April 2nd, 2006

ежевика

март. весна

Они ввалились, такие разные и абсолютно одинаковые. То есть, вошли, и даже превесьма чинно, но все равно, ввалились, как обмерзлая елка с улицы 29 декабря, как мокрая сирень, как черт знает что. Они сидели на кухне, и щебетали, и чирикали, и взахлеб хохотали, и махали руками, доставали из воздуха обалденные картины, пили кофе, курили напропалую, Матюх тоже чирикал и хохотал, и мельхиоровая джезва чирикала, и что-то там такое громоздилось на столе, не помню. А потом мы подхватили затормошенного толстого Матюха, втиснули его в уличную одежку и помчались туда, где среди луж, снегов, воробьев высилась серая здоровая плита "Севастопольской". Ну я просто не могла их отпустить, увидеть, как это все будет без меня, нет уж, это выше моих сил, я лучше потащу Матюха на руках на самую верхотуру по ле-сен-ке на 13 этаж,  но не упущу это зрелище.

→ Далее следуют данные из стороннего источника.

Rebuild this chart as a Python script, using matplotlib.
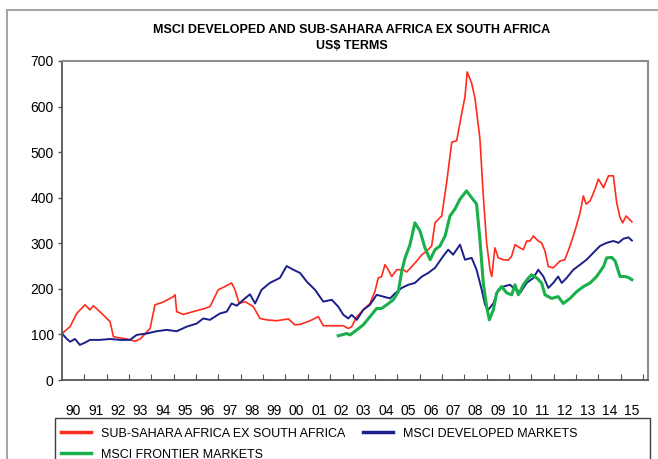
import matplotlib
matplotlib.use("Agg")
import matplotlib.pyplot as plt
from matplotlib.patches import Rectangle

plt.rcParams["font.family"] = ["Liberation Sans Narrow", "Liberation Sans", "DejaVu Sans"]

# year (decimal) / index value
ssa_years = [1990.0, 1990.36, 1990.66, 1991.03, 1991.25, 1991.4, 1991.78, 1992.15, 1992.3,
             1992.5, 1992.9, 1993.27, 1993.5, 1993.94, 1994.16, 1994.53, 1994.98, 1995.06,
             1995.13, 1995.43, 1995.87, 1996.32, 1996.62, 1996.99, 1997.29, 1997.59, 1997.74,
             1997.93, 1998.19, 1998.56, 1998.86, 1999.16, 1999.6, 2000.13, 2000.42, 2000.65,
             2001.1, 2001.47, 2001.69, 2002.14, 2002.59, 2002.81, 2002.96, 2003.19, 2003.48,
             2003.78, 2004.0, 2004.15, 2004.3, 2004.45, 2004.6, 2004.75, 2004.98, 2005.27,
             2005.42, 2005.65, 2005.87, 2006.1, 2006.32, 2006.54, 2006.69, 2006.99, 2007.21,
             2007.44, 2007.66, 2007.88, 2008.03, 2008.13, 2008.33, 2008.48, 2008.7, 2008.85,
             2009.0, 2009.15, 2009.23, 2009.37, 2009.52, 2009.75, 2009.97, 2010.12, 2010.27,
             2010.49, 2010.64, 2010.79, 2010.94, 2011.09, 2011.31, 2011.46, 2011.61, 2011.76,
             2011.98, 2012.28, 2012.5, 2012.73, 2012.95, 2013.18, 2013.33, 2013.45, 2013.63,
             2013.85, 2014.0, 2014.23, 2014.45, 2014.67, 2014.82, 2014.97, 2015.09, 2015.24,
             2015.5]
ssa_vals = [102, 117, 146, 165, 154, 163, 146, 128, 95,
            93, 90, 85, 90, 113, 165, 171, 183, 187,
            150, 144, 150, 156, 161, 198, 205, 213, 198,
            168, 172, 161, 135, 132, 130, 134, 121, 122,
            130, 139, 119, 119, 119, 113, 117, 139, 154,
            168, 194, 224, 227, 253, 242, 227, 242, 242,
            237, 249, 261, 275, 283, 294, 345, 360, 433,
            522, 525, 584, 621, 676, 651, 618, 529, 404,
            301, 242, 227, 290, 268, 264, 263, 272, 297,
            290, 286, 305, 305, 316, 305, 301, 283, 249,
            246, 261, 264, 294, 327, 367, 404, 386, 393,
            419, 441, 422, 448, 448, 389, 356, 345, 360,
            347]

dev_years = [1990.0, 1990.2, 1990.36, 1990.58, 1990.8, 1991.03, 1991.25, 1991.7, 1992.15,
             1992.6, 1993.04, 1993.34, 1993.79, 1994.24, 1994.68, 1995.13, 1995.58, 1996.03,
             1996.32, 1996.62, 1997.07, 1997.37, 1997.59, 1997.82, 1998.11, 1998.41, 1998.64,
             1998.93, 1999.3, 1999.75, 2000.05, 2000.35, 2000.65, 2000.95, 2001.32, 2001.69,
             2002.07, 2002.36, 2002.59, 2002.81, 2002.96, 2003.19, 2003.48, 2003.78, 2004.08,
             2004.38, 2004.68, 2004.9, 2005.2, 2005.5, 2005.79, 2006.1, 2006.39, 2006.69,
             2007.06, 2007.28, 2007.5, 2007.81, 2008.03, 2008.33, 2008.55, 2008.78, 2008.93,
             2009.07, 2009.3, 2009.52, 2009.75, 2010.05, 2010.2, 2010.5, 2010.79, 2011.09,
             2011.31, 2011.54, 2011.76, 2011.98, 2012.2, 2012.36, 2012.58, 2012.88, 2013.18,
             2013.47, 2013.77, 2014.07, 2014.37, 2014.67, 2014.9, 2015.12, 2015.34, 2015.5]
dev_vals = [102, 91, 84, 90, 77, 82, 88, 88, 90,
            88, 88, 99, 102, 107, 110, 107, 117, 124,
            135, 132, 146, 150, 168, 163, 176, 188, 168,
            198, 213, 224, 250, 242, 235, 216, 198, 172,
            176, 161, 143, 135, 143, 132, 154, 165, 187,
            183, 179, 190, 202, 209, 213, 227, 235, 246,
            272, 286, 275, 297, 264, 268, 242, 198, 165,
            154, 168, 198, 205, 209, 202, 191, 213, 224,
            242, 227, 202, 213, 227, 213, 224, 242, 253,
            264, 279, 294, 301, 305, 301, 310, 313, 306]

fm_years = [2002.36, 2002.74, 2002.89, 2003.19, 2003.48, 2003.78, 2004.08, 2004.3, 2004.53,
            2004.82, 2005.05, 2005.2, 2005.35, 2005.57, 2005.79, 2006.02, 2006.24, 2006.47,
            2006.69, 2006.91, 2007.14, 2007.36, 2007.58, 2007.81, 2008.1, 2008.33, 2008.55,
            2008.7, 2008.85, 2009.0, 2009.12, 2009.3, 2009.45, 2009.67, 2009.9, 2010.12,
            2010.27, 2010.42, 2010.64, 2010.87, 2011.01, 2011.24, 2011.46, 2011.61, 2011.91,
            2012.2, 2012.43, 2012.73, 2013.03, 2013.33, 2013.63, 2013.92, 2014.23, 2014.37,
            2014.6, 2014.75, 2014.97, 2015.2, 2015.34, 2015.5]
fm_vals = [97, 102, 99, 110, 121, 139, 157, 157, 165,
           176, 194, 238, 268, 297, 345, 327, 290, 264,
           286, 294, 316, 360, 375, 397, 415, 400, 386,
           308, 213, 161, 132, 154, 191, 205, 191, 187,
           209, 187, 209, 224, 231, 224, 213, 187, 179,
           183, 168, 179, 194, 205, 213, 227, 249, 268,
           269, 261, 227, 227, 225, 220]

year_labels = ["90", "91", "92", "93", "94", "95", "96", "97", "98", "99", "00", "01", "02",
               "03", "04", "05", "06", "07", "08", "09", "10", "11", "12", "13", "14", "15"]

W, H = 658, 459
fig = plt.figure(figsize=(W / 100, H / 100), dpi=100)
ax = fig.add_axes([62 / W, 1 - 380 / H, (648 - 62) / W, (380 - 61) / H])

# outer grey frame of the exhibit (runs off the right/bottom edge)
fig.patches.append(Rectangle((7 / W, -0.1), 1.2, 1 - 10 / H + 0.1, transform=fig.transFigure,
                             fill=False, edgecolor="#a6a6a6", linewidth=1.5))

l_ssa, = ax.plot(ssa_years, ssa_vals, color="#ff2b1c", lw=1.2,
                 label="SUB-SAHARA AFRICA EX SOUTH AFRICA")
l_dev, = ax.plot(dev_years, dev_vals, color="#1c1f8a", lw=1.4,
                 label="MSCI DEVELOPED MARKETS")
l_fm, = ax.plot(fm_years, fm_vals, color="#19b04b", lw=2.2,
                label="MSCI FRONTIER MARKETS")

ax.set_xlim(1990, 2016.22)
ax.set_ylim(0, 700)
ax.set_yticks(range(0, 701, 100))
ax.tick_params(axis="y", direction="out", length=3, width=1, color="#555555",
               labelsize=10, pad=3)

# year boundaries get the tick marks, labels sit mid-year
ax.set_xticks(range(1991, 2017))
ax.set_xticklabels([])
ax.tick_params(axis="x", which="major", direction="in", length=4, color="#555555")
ax.set_xticks([1990.5 + i for i in range(len(year_labels))], minor=True)
ax.set_xticklabels(year_labels, minor=True)
ax.tick_params(axis="x", which="minor", length=0, labelsize=10, pad=17)

for side in ["left", "bottom"]:
    ax.spines[side].set_color("#555555")
    ax.spines[side].set_linewidth(1.3)
for side in ["top", "right"]:
    ax.spines[side].set_color("#8c8c8c")
    ax.spines[side].set_linewidth(1.5)

fig.text(352 / W, 1 - 30 / H, "MSCI DEVELOPED AND SUB-SAHARA AFRICA EX SOUTH AFRICA",
         ha="center", va="center", fontsize=9, fontweight="bold")
fig.text(352 / W, 1 - 46 / H, "US$ TERMS", ha="center", va="center",
         fontsize=9, fontweight="bold")

# legend box runs off the bottom of the picture
fig.patches.append(Rectangle((55 / W, -0.1), (650 - 55) / W, 1 - 418 / H + 0.1,
                             transform=fig.transFigure, fill=False,
                             edgecolor="#404040", linewidth=1))
fig.legend(handles=[l_ssa, l_fm, l_dev], ncol=2, loc="upper left",
           bbox_to_anchor=(52 / W, 1 - 419 / H), frameon=False, fontsize=9,
           handlelength=2.4, handletextpad=0.8, columnspacing=1.4,
           labelspacing=0.7, borderpad=0.2)
for line in fig.legends[0].get_lines():
    line.set_linewidth(2.5)

fig.savefig("out.png", dpi=100)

Узкая каморка, по стенам огромные связки бус, жемчуга, самоцветы, аметист, вороха кораллов. Смотри, говорю я, вон висят красные кораллы, как связки перцев. Нет, отвечает она, такое у нас носить нельзя. Слишком все правильно поймут. Черный целлофан, в нем несметные богатства -- матовые дымчатые шарики, снизанные в хитром порядке, аметистовая нитка, еще что-то. Ни фига я не художник, я не то что рисовать -- даже фотоаппарата нет, паллиатива, о котором Фауст смутно мечтал, а Мефистофель провафлил. Она лучше всех! Когда она протягивает властную руку к бусам -- вот эти, да нет же, левее, да, они! -- а солнце вспыхивает на ее ренессансных волосах, а улыбается она, как Чеширский кот-вупи голдберговского образца, а сама вполголоса переговаривается с индусом-продавцом, я стою и рисую ее про себя. А потом шарики соскользнут с нитки и повиснут по краям кусочков кожи, где кошки, амстердам, листья плывут. Я любуюсь на них обеих, и на ту, что озабоченно выбирает бусы, и на ту, что незаметно стоит у входа. Понимаю -- она тоже хочет спрятать эту лавочку в крохотный магрибский сундучок, опустить в карман, прямо вместе с индусом и его смуглыми детишками, пересчитывающими бирюзовые браслетики, еще бы не понять! Мы спускаемся, поднимаемся, остаемся одни, теряем в сонме дверей ту, за которой Перу и Эквадор, находим, а Матюх носится по коридору и вдруг замирает. Он увидел слона. Большущего, с подъятым хоботом, покрытого черными и золотыми узорами слоника. Матюх в экстазе гладит ему хобот, и стройные слонячьи ноги, и хвостик с черно-золотой кисточкой.
Мы идем по лужам, по марту, больше похожему на зиму, но все же марту. Какой он, Лиссабон? Она рассказывает, она все рассказывает. Как она знает, что это самая тайная моя радость -- входить в города, где меня никогда не было и, может, не будет, скользить по их переулочкам, держась за голос?  Я знаю так Польшу, Иерусалим, Прагу, я объездила так всю Германию и Францию. Теперь Лиссабон. И еще этот, который как Питер, как Таллинн. Мы идем в кафе, за тяжелой дверью с кованым кольцом, там красные шторы, перегородки между столиками, Матюх бегает по кафе и пытается улизнуть к снегу и солнцу. Ему приносят сок, а ей ром и колу, а мне "Манхэттен", а зажигалку вписывают в счет, и вот от "Манхэттена" в конусовидном бокальчике у меня уже все плывет, и дым плывет, и мы хохочем, а Матюх под шумок примостился к еще одному яблочному соку. Она прекрасна. Я не знаю, как что. Как лиссабон. Ка магрибский сундук. Как колокольчики. Она прекраснее всех лавочек, ею описанных, и все шали мира существуют только в надежде, что она их коснется, так и висят, трепеща шерстяными кистями, в тщетной надежде прильнуть к ней, к ее могучей земной плоти и небесной, воздушной, невесомой руке. Мы выходим и спускаемся, потом поднимаемся, потом опять спускаемся, это просто невозможно -- вот так взять и уйти в разные стороны, в москву и в лиссабон с зюзинской улицы, покрытой снегом, который уже впитал в себя март. И все же прощаемся, до осени -- ну, до осени, конечно.
Среди остатков снега, заледенелая, сжатая, стиснув лепестки рвется мать-и-мачеха. Зато у нас есть весна.